A Brill Calendar: December 1

The Maiden Voyage of the Kaiyo Maru

Few nations have based their existence on self-imposed, carefully maintained isolation. Japan, Empire of the Rising Sun, used to be a unique example of this trust in self-sufficiency.

However in 1609 the Japanese emperor granted the Dutch East India Company exclusive rights to act as intermediary with the rest of the planet. This bi-lateral arrangement functioned adequately during more than two centuries, during which the West saw Japan (in the main) through Dutch eyes; eyes that were intent on generating commercial profit, hardly on changing policies of Japanese officials. Innate inquisitiveness about Japan and its people was confined to the cultural horizons of individual VOC employees. It all changed suddenly when this ‘splendid isolation’ was broken by the United States of America, Japan’s eastern neighbour across the Pacific; by their convincing threats coupled with maritime might in 1853 & 1854.

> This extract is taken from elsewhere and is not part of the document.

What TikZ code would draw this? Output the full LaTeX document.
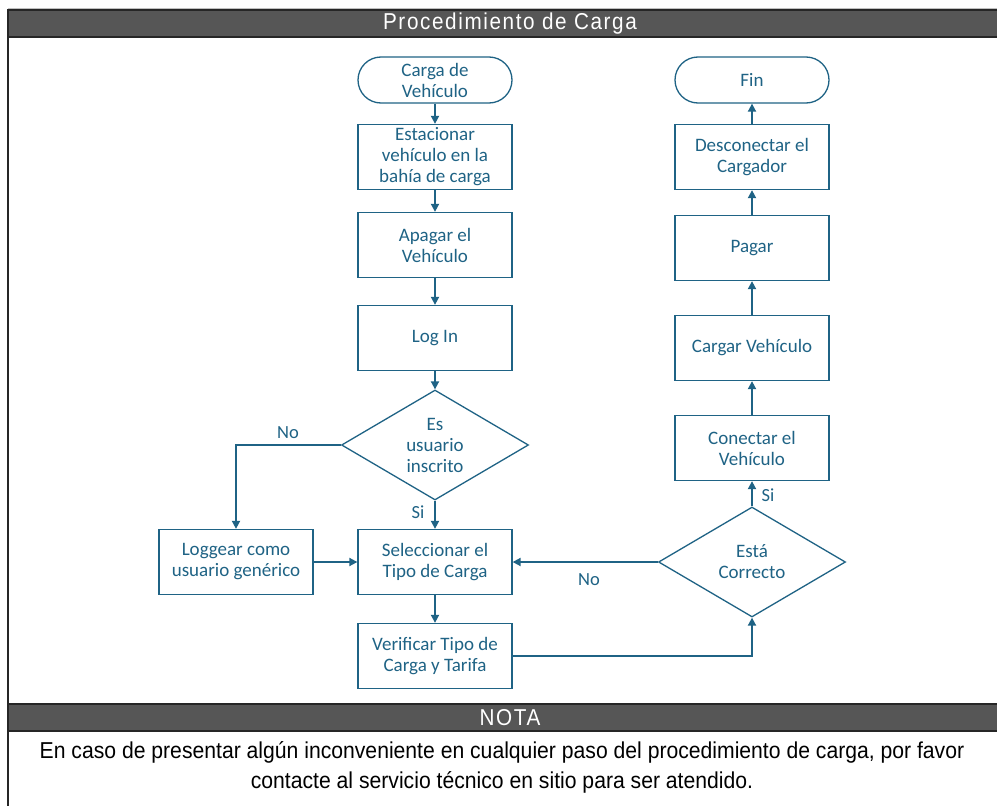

It is seldom in the history of military mimicry that a new ‘modus operandi’ was so quickly implemented by a nation state. In 1862 Japanese government commissioned the Dutch Trading Company NHM – successor of the bankrupt VOC – to build a state-of-the-art steam-powered frigate in Holland. Soon a Japanese delegation arrived in Europe to monitor construction and learn from it. The brand-new ‘Kaiyo Maru’ departed from Dordrecht, where she was built, for her maiden-trip to Japan on December 1, 1866: only a few men in her crew had been born & bred outside that city.

Throughout these months the city of Leyden functioned as the delegation’s ‘pied-à-terre’, with Professor Hoffmann, first Japanologist in the West, acting as host. Less then forty years later, Japan became the first Asian Empire to inflict naval defeat on a European one, Tsarist Russia.